Stated exercise -
Can you copy out the data exactly? Leave the images out.

Begin Provided material

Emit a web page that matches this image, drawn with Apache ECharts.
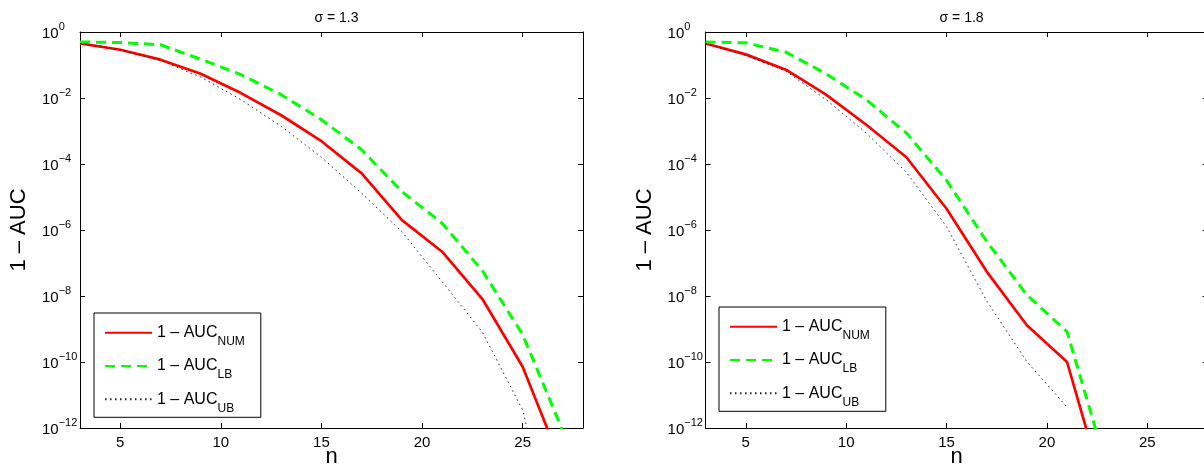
<!DOCTYPE html>
<html><head><meta charset="utf-8">
<script src="https://cdn.jsdelivr.net/npm/echarts@6/dist/echarts.min.js"></script>
<style>html,body{margin:0;padding:0;background:#fff}#c{width:1204px;height:472px}</style>
</head><body><div id="c"></div>
<script>
// ---- data ----
const titles = ['σ = 1.3', 'σ = 1.8'];
const xTickValues = [5, 10, 15, 20, 25];
const nLeft = [3, 5, 7, 9, 11, 13, 15, 17, 19, 21, 23, 25, 27];
const numLeft = [0.45, 0.29, 0.145, 0.054, 0.0141, 0.0030, 4.9e-4, 5.2e-5, 2.0e-6, 2.2e-7, 8.1e-9, 7.2e-11, 6.3e-14];
const lbLeft  = [0.50, 0.48, 0.41, 0.15, 0.051, 0.0126, 2.2e-3, 2.7e-4, 1.45e-5, 1.6e-6, 5.8e-8, 6.8e-10, 8e-13];
const ubLeft  = [0.45, 0.29, 0.138, 0.043, 8.9e-3, 1.38e-3, 1.6e-4, 1.3e-5, 8.9e-7, 2.7e-8, 8.0e-10, 3.5e-12, 3e-17];
const nRight = [3, 5, 7, 9, 11, 13, 15, 17, 19, 21, 23];
const numRight = [0.45, 0.21, 0.072, 0.0126, 1.55e-3, 1.6e-4, 4.4e-6, 5.5e-8, 1.3e-9, 1.0e-10, 6e-15];
const lbRight  = [0.50, 0.47, 0.245, 0.054, 8.9e-3, 8.7e-4, 3.2e-5, 4.5e-7, 1.07e-8, 8.3e-10, 6e-14];
const nRightUB = [3, 5, 7, 9, 11, 13, 15, 17, 19, 21];
const ubRight  = [0.45, 0.195, 0.065, 8.9e-3, 8.7e-4, 5.6e-5, 1.26e-6, 7.1e-9, 1.02e-10, 4.3e-12];
const seriesNames = ['NUM', 'LB', 'UB'];

// ---- chart ----
const FONT = 'Liberation Sans, Arial, Helvetica, sans-serif';
const pair = (xs, ys) => xs.map((x, i) => [x, ys[i]]);
const grids = [
  { left: 80, top: 32, width: 503, height: 396, outerBoundsMode: 'none', containLabel: false },
  { left: 705.6, top: 32, width: 502, height: 396, outerBoundsMode: 'none', containLabel: false }
];
const lineAxis = { show: true, lineStyle: { color: '#000', width: 1 } };
const xAxes = [], yAxes = [];
grids.forEach((g, gi) => {
  xAxes.push({
    type: 'value', gridIndex: gi, position: 'bottom', min: 3, max: 28,
    name: 'n', nameLocation: 'middle', nameGap: 18, nameMoveOverlap: false,
    nameTextStyle: { fontFamily: FONT, fontSize: 22, color: '#000' },
    axisLine: lineAxis, splitLine: { show: false },
    axisTick: { inside: true, length: 5, customValues: xTickValues, lineStyle: { color: '#000' } },
    axisLabel: { customValues: xTickValues, fontFamily: FONT, fontSize: 15, color: '#000', margin: 7 }
  });
  xAxes.push({
    type: 'value', gridIndex: gi, position: 'top', min: 3, max: 28,
    axisLine: lineAxis, splitLine: { show: false },
    axisTick: { inside: true, length: 5, customValues: xTickValues, lineStyle: { color: '#000' } },
    axisLabel: { show: false }
  });
  yAxes.push({
    type: 'log', logBase: 10, gridIndex: gi, position: 'left', min: 1e-12, max: 1, interval: 2,
    name: '1 – AUC', nameLocation: 'middle', nameGap: 50, nameMoveOverlap: false,
    nameTextStyle: { fontFamily: FONT, fontSize: 22, color: '#000' },
    axisLine: lineAxis, splitLine: { show: false }, minorTick: { show: false },
    axisTick: { inside: true, length: 5, lineStyle: { color: '#000' } },
    axisLabel: {
      align: 'left', margin: 38, color: '#000',
      formatter: v => { const e = Math.round(Math.log10(v)); return '{b|10}{s|' + (e < 0 ? '−' + (-e) : e) + '}'; },
      rich: {
        b: { fontFamily: FONT, fontSize: 15, color: '#000', padding: [3, 0, 0, 0] },
        s: { fontFamily: FONT, fontSize: 11, color: '#000', padding: [0, 0, 10, 0] }
      }
    }
  });
  yAxes.push({
    type: 'log', logBase: 10, gridIndex: gi, position: 'right', min: 1e-12, max: 1, interval: 2,
    axisLine: lineAxis, splitLine: { show: false }, minorTick: { show: false },
    axisTick: { inside: true, length: 5, lineStyle: { color: '#000' } },
    axisLabel: { show: false }
  });
});

const styles = {
  NUM: { color: '#ff0000', width: 2.7, type: 'solid' },
  LB:  { color: '#00ff00', width: 3, type: [10, 6] },
  UB:  { color: '#222222', width: 1, type: [1.5, 3.5] }
};
function mk(name, gi, data) {
  const s = styles[name];
  return {
    name, type: 'line', xAxisIndex: gi * 2, yAxisIndex: gi * 2, data,
    symbol: 'none', showSymbol: false, clip: true, animation: false,
    lineStyle: { color: s.color, width: s.width, type: s.type },
    itemStyle: { color: s.color }
  };
}
const series = [
  mk('NUM', 0, pair(nLeft, numLeft)), mk('LB', 0, pair(nLeft, lbLeft)), mk('UB', 0, pair(nLeft, ubLeft)),
  mk('NUM', 1, pair(nRight, numRight)), mk('LB', 1, pair(nRight, lbRight)), mk('UB', 1, pair(nRightUB, ubRight))
];

const legendBase = {
  orient: 'vertical', selectedMode: false, data: seriesNames,
  itemWidth: 47, itemHeight: 12, itemGap: 10.3,
  itemStyle: { opacity: 0 },
  backgroundColor: '#fff', borderColor: '#000', borderWidth: 1,
  padding: [11.7, 16, 3, 10],
  formatter: n => '{m|1 – AUC}{sub|' + n + '}',
  textStyle: {
    color: '#000',
    rich: {
      m: { fontFamily: FONT, fontSize: 16, color: '#000' },
      sub: { fontFamily: FONT, fontSize: 12, color: '#000', padding: [18, 0, 0, 0] }
    }
  }
};
const legends = [
  Object.assign({}, legendBase, { left: 94, top: 313 }),
  Object.assign({}, legendBase, { left: 719, top: 307 })
];

const chart = echarts.init(document.getElementById('c'), null, { renderer: 'canvas' });
chart.setOption({
  animation: false,
  backgroundColor: '#fff',
  title: titles.map((t, i) => ({
    text: t, left: grids[i].left + grids[i].width / 2, top: 6, textAlign: 'center',
    textStyle: { fontFamily: FONT, fontSize: 14, fontWeight: 'normal', color: '#000' }
  })),
  grid: grids,
  xAxis: xAxes,
  yAxis: yAxes,
  legend: legends,
  series
});
</script></body></html>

End Provided material

Worked solution -
Emit a web page that matches this image, drawn with Apache ECharts.
<!DOCTYPE html>
<html><head><meta charset="utf-8">
<script src="https://cdn.jsdelivr.net/npm/echarts@6/dist/echarts.min.js"></script>
<style>html,body{margin:0;padding:0;background:#fff}#c{width:1204px;height:472px}</style>
</head><body><div id="c"></div>
<script>
// ---- data ----
const titles = ['σ = 1.3', 'σ = 1.8'];
const xTickValues = [5, 10, 15, 20, 25];
const nLeft = [3, 5, 7, 9, 11, 13, 15, 17, 19, 21, 23, 25, 27];
const numLeft = [0.45, 0.29, 0.145, 0.054, 0.0141, 0.0030, 4.9e-4, 5.2e-5, 2.0e-6, 2.2e-7, 8.1e-9, 7.2e-11, 6.3e-14];
const lbLeft  = [0.50, 0.48, 0.41, 0.15, 0.051, 0.0126, 2.2e-3, 2.7e-4, 1.45e-5, 1.6e-6, 5.8e-8, 6.8e-10, 8e-13];
const ubLeft  = [0.45, 0.29, 0.138, 0.043, 8.9e-3, 1.38e-3, 1.6e-4, 1.3e-5, 8.9e-7, 2.7e-8, 8.0e-10, 3.5e-12, 3e-17];
const nRight = [3, 5, 7, 9, 11, 13, 15, 17, 19, 21, 23];
const numRight = [0.45, 0.21, 0.072, 0.0126, 1.55e-3, 1.6e-4, 4.4e-6, 5.5e-8, 1.3e-9, 1.0e-10, 6e-15];
const lbRight  = [0.50, 0.47, 0.245, 0.054, 8.9e-3, 8.7e-4, 3.2e-5, 4.5e-7, 1.07e-8, 8.3e-10, 6e-14];
const nRightUB = [3, 5, 7, 9, 11, 13, 15, 17, 19, 21];
const ubRight  = [0.45, 0.195, 0.065, 8.9e-3, 8.7e-4, 5.6e-5, 1.26e-6, 7.1e-9, 1.02e-10, 4.3e-12];
const seriesNames = ['NUM', 'LB', 'UB'];

// ---- chart ----
const FONT = 'Liberation Sans, Arial, Helvetica, sans-serif';
const pair = (xs, ys) => xs.map((x, i) => [x, ys[i]]);
const grids = [
  { left: 80, top: 32, width: 503, height: 396, outerBoundsMode: 'none', containLabel: false },
  { left: 705.6, top: 32, width: 502, height: 396, outerBoundsMode: 'none', containLabel: false }
];
const lineAxis = { show: true, lineStyle: { color: '#000', width: 1 } };
const xAxes = [], yAxes = [];
grids.forEach((g, gi) => {
  xAxes.push({
    type: 'value', gridIndex: gi, position: 'bottom', min: 3, max: 28,
    name: 'n', nameLocation: 'middle', nameGap: 18, nameMoveOverlap: false,
    nameTextStyle: { fontFamily: FONT, fontSize: 22, color: '#000' },
    axisLine: lineAxis, splitLine: { show: false },
    axisTick: { inside: true, length: 5, customValues: xTickValues, lineStyle: { color: '#000' } },
    axisLabel: { customValues: xTickValues, fontFamily: FONT, fontSize: 15, color: '#000', margin: 7 }
  });
  xAxes.push({
    type: 'value', gridIndex: gi, position: 'top', min: 3, max: 28,
    axisLine: lineAxis, splitLine: { show: false },
    axisTick: { inside: true, length: 5, customValues: xTickValues, lineStyle: { color: '#000' } },
    axisLabel: { show: false }
  });
  yAxes.push({
    type: 'log', logBase: 10, gridIndex: gi, position: 'left', min: 1e-12, max: 1, interval: 2,
    name: '1 – AUC', nameLocation: 'middle', nameGap: 50, nameMoveOverlap: false,
    nameTextStyle: { fontFamily: FONT, fontSize: 22, color: '#000' },
    axisLine: lineAxis, splitLine: { show: false }, minorTick: { show: false },
    axisTick: { inside: true, length: 5, lineStyle: { color: '#000' } },
    axisLabel: {
      align: 'left', margin: 38, color: '#000',
      formatter: v => { const e = Math.round(Math.log10(v)); return '{b|10}{s|' + (e < 0 ? '−' + (-e) : e) + '}'; },
      rich: {
        b: { fontFamily: FONT, fontSize: 15, color: '#000', padding: [3, 0, 0, 0] },
        s: { fontFamily: FONT, fontSize: 11, color: '#000', padding: [0, 0, 10, 0] }
      }
    }
  });
  yAxes.push({
    type: 'log', logBase: 10, gridIndex: gi, position: 'right', min: 1e-12, max: 1, interval: 2,
    axisLine: lineAxis, splitLine: { show: false }, minorTick: { show: false },
    axisTick: { inside: true, length: 5, lineStyle: { color: '#000' } },
    axisLabel: { show: false }
  });
});

const styles = {
  NUM: { color: '#ff0000', width: 2.7, type: 'solid' },
  LB:  { color: '#00ff00', width: 3, type: [10, 6] },
  UB:  { color: '#222222', width: 1, type: [1.5, 3.5] }
};
function mk(name, gi, data) {
  const s = styles[name];
  return {
    name, type: 'line', xAxisIndex: gi * 2, yAxisIndex: gi * 2, data,
    symbol: 'none', showSymbol: false, clip: true, animation: false,
    lineStyle: { color: s.color, width: s.width, type: s.type },
    itemStyle: { color: s.color }
  };
}
const series = [
  mk('NUM', 0, pair(nLeft, numLeft)), mk('LB', 0, pair(nLeft, lbLeft)), mk('UB', 0, pair(nLeft, ubLeft)),
  mk('NUM', 1, pair(nRight, numRight)), mk('LB', 1, pair(nRight, lbRight)), mk('UB', 1, pair(nRightUB, ubRight))
];

const legendBase = {
  orient: 'vertical', selectedMode: false, data: seriesNames,
  itemWidth: 47, itemHeight: 12, itemGap: 10.3,
  itemStyle: { opacity: 0 },
  backgroundColor: '#fff', borderColor: '#000', borderWidth: 1,
  padding: [11.7, 16, 3, 10],
  formatter: n => '{m|1 – AUC}{sub|' + n + '}',
  textStyle: {
    color: '#000',
    rich: {
      m: { fontFamily: FONT, fontSize: 16, color: '#000' },
      sub: { fontFamily: FONT, fontSize: 12, color: '#000', padding: [18, 0, 0, 0] }
    }
  }
};
const legends = [
  Object.assign({}, legendBase, { left: 94, top: 313 }),
  Object.assign({}, legendBase, { left: 719, top: 307 })
];

const chart = echarts.init(document.getElementById('c'), null, { renderer: 'canvas' });
chart.setOption({
  animation: false,
  backgroundColor: '#fff',
  title: titles.map((t, i) => ({
    text: t, left: grids[i].left + grids[i].width / 2, top: 6, textAlign: 'center',
    textStyle: { fontFamily: FONT, fontSize: 14, fontWeight: 'normal', color: '#000' }
  })),
  grid: grids,
  xAxis: xAxes,
  yAxis: yAxes,
  legend: legends,
  series
});
</script></body></html>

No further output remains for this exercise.